Rows from a dataset of charts and code
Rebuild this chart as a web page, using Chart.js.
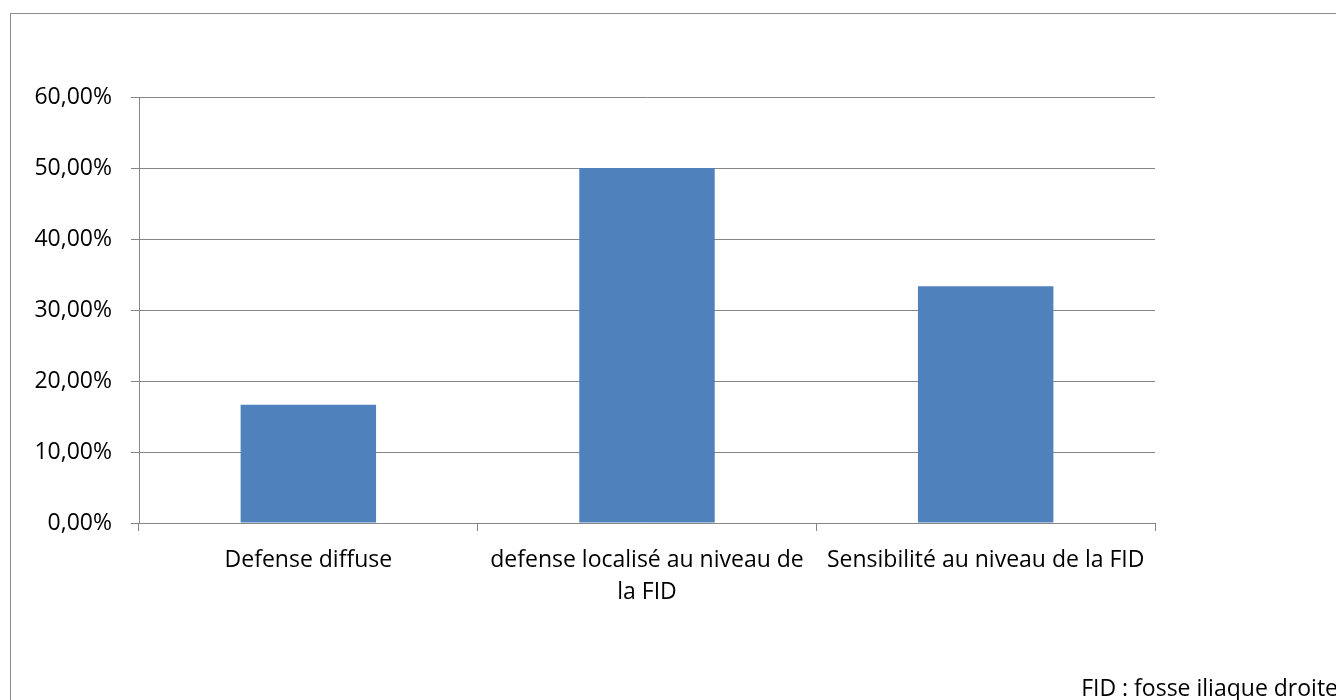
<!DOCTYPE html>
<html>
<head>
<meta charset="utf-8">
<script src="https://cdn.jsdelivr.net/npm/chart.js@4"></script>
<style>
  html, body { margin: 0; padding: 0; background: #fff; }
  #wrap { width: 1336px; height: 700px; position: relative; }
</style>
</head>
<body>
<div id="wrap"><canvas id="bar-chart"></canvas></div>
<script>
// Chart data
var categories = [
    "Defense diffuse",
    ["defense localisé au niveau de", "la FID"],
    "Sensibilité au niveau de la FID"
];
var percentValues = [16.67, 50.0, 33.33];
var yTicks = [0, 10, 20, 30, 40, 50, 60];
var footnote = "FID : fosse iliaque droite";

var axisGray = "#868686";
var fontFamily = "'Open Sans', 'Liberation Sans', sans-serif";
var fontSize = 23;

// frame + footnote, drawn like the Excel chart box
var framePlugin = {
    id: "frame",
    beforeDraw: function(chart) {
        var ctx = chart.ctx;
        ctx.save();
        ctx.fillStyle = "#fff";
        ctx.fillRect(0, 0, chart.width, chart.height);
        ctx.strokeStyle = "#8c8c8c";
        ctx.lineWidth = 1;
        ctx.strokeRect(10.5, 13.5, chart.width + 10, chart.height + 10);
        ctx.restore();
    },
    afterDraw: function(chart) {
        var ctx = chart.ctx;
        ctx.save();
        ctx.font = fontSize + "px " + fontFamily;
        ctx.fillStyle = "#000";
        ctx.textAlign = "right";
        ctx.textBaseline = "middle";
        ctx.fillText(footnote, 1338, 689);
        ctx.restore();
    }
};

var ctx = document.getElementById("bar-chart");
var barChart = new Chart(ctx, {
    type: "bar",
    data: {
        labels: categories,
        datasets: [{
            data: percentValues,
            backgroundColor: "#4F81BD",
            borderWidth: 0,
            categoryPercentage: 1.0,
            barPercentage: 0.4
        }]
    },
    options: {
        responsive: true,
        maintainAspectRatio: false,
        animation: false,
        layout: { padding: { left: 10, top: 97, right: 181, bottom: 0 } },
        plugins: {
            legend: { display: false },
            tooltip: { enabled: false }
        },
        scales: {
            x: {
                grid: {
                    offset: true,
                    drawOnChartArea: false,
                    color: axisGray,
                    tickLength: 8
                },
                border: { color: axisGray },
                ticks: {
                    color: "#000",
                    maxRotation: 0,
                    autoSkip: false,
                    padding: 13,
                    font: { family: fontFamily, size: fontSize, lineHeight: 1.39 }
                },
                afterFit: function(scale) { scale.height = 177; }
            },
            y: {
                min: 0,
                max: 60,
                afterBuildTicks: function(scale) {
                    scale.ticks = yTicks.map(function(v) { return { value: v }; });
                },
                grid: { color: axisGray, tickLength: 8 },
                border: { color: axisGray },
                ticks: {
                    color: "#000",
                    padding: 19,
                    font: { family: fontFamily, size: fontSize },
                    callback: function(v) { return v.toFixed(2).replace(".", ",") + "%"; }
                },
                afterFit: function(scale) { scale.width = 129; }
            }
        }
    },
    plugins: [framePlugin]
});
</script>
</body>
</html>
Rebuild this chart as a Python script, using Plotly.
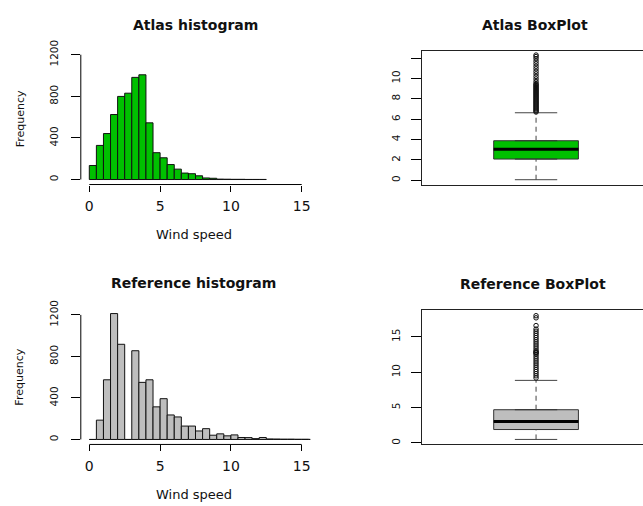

• _Problem_
What you return should match the records above word for word, minus the pictures.

• _Full solution_
Rebuild this chart as a web page, using Chart.js.
<!DOCTYPE html>
<html>
<head>
<meta charset="utf-8">
<script src="https://cdn.jsdelivr.net/npm/chart.js@4"></script>
<style>
  html, body { margin: 0; padding: 0; background: #fff; }
  #wrap { width: 1336px; height: 700px; position: relative; }
</style>
</head>
<body>
<div id="wrap"><canvas id="bar-chart"></canvas></div>
<script>
// Chart data
var categories = [
    "Defense diffuse",
    ["defense localisé au niveau de", "la FID"],
    "Sensibilité au niveau de la FID"
];
var percentValues = [16.67, 50.0, 33.33];
var yTicks = [0, 10, 20, 30, 40, 50, 60];
var footnote = "FID : fosse iliaque droite";

var axisGray = "#868686";
var fontFamily = "'Open Sans', 'Liberation Sans', sans-serif";
var fontSize = 23;

// frame + footnote, drawn like the Excel chart box
var framePlugin = {
    id: "frame",
    beforeDraw: function(chart) {
        var ctx = chart.ctx;
        ctx.save();
        ctx.fillStyle = "#fff";
        ctx.fillRect(0, 0, chart.width, chart.height);
        ctx.strokeStyle = "#8c8c8c";
        ctx.lineWidth = 1;
        ctx.strokeRect(10.5, 13.5, chart.width + 10, chart.height + 10);
        ctx.restore();
    },
    afterDraw: function(chart) {
        var ctx = chart.ctx;
        ctx.save();
        ctx.font = fontSize + "px " + fontFamily;
        ctx.fillStyle = "#000";
        ctx.textAlign = "right";
        ctx.textBaseline = "middle";
        ctx.fillText(footnote, 1338, 689);
        ctx.restore();
    }
};

var ctx = document.getElementById("bar-chart");
var barChart = new Chart(ctx, {
    type: "bar",
    data: {
        labels: categories,
        datasets: [{
            data: percentValues,
            backgroundColor: "#4F81BD",
            borderWidth: 0,
            categoryPercentage: 1.0,
            barPercentage: 0.4
        }]
    },
    options: {
        responsive: true,
        maintainAspectRatio: false,
        animation: false,
        layout: { padding: { left: 10, top: 97, right: 181, bottom: 0 } },
        plugins: {
            legend: { display: false },
            tooltip: { enabled: false }
        },
        scales: {
            x: {
                grid: {
                    offset: true,
                    drawOnChartArea: false,
                    color: axisGray,
                    tickLength: 8
                },
                border: { color: axisGray },
                ticks: {
                    color: "#000",
                    maxRotation: 0,
                    autoSkip: false,
                    padding: 13,
                    font: { family: fontFamily, size: fontSize, lineHeight: 1.39 }
                },
                afterFit: function(scale) { scale.height = 177; }
            },
            y: {
                min: 0,
                max: 60,
                afterBuildTicks: function(scale) {
                    scale.ticks = yTicks.map(function(v) { return { value: v }; });
                },
                grid: { color: axisGray, tickLength: 8 },
                border: { color: axisGray },
                ticks: {
                    color: "#000",
                    padding: 19,
                    font: { family: fontFamily, size: fontSize },
                    callback: function(v) { return v.toFixed(2).replace(".", ",") + "%"; }
                },
                afterFit: function(scale) { scale.width = 129; }
            }
        }
    },
    plugins: [framePlugin]
});
</script>
</body>
</html>
Rebuild this chart as a Python script, using Plotly.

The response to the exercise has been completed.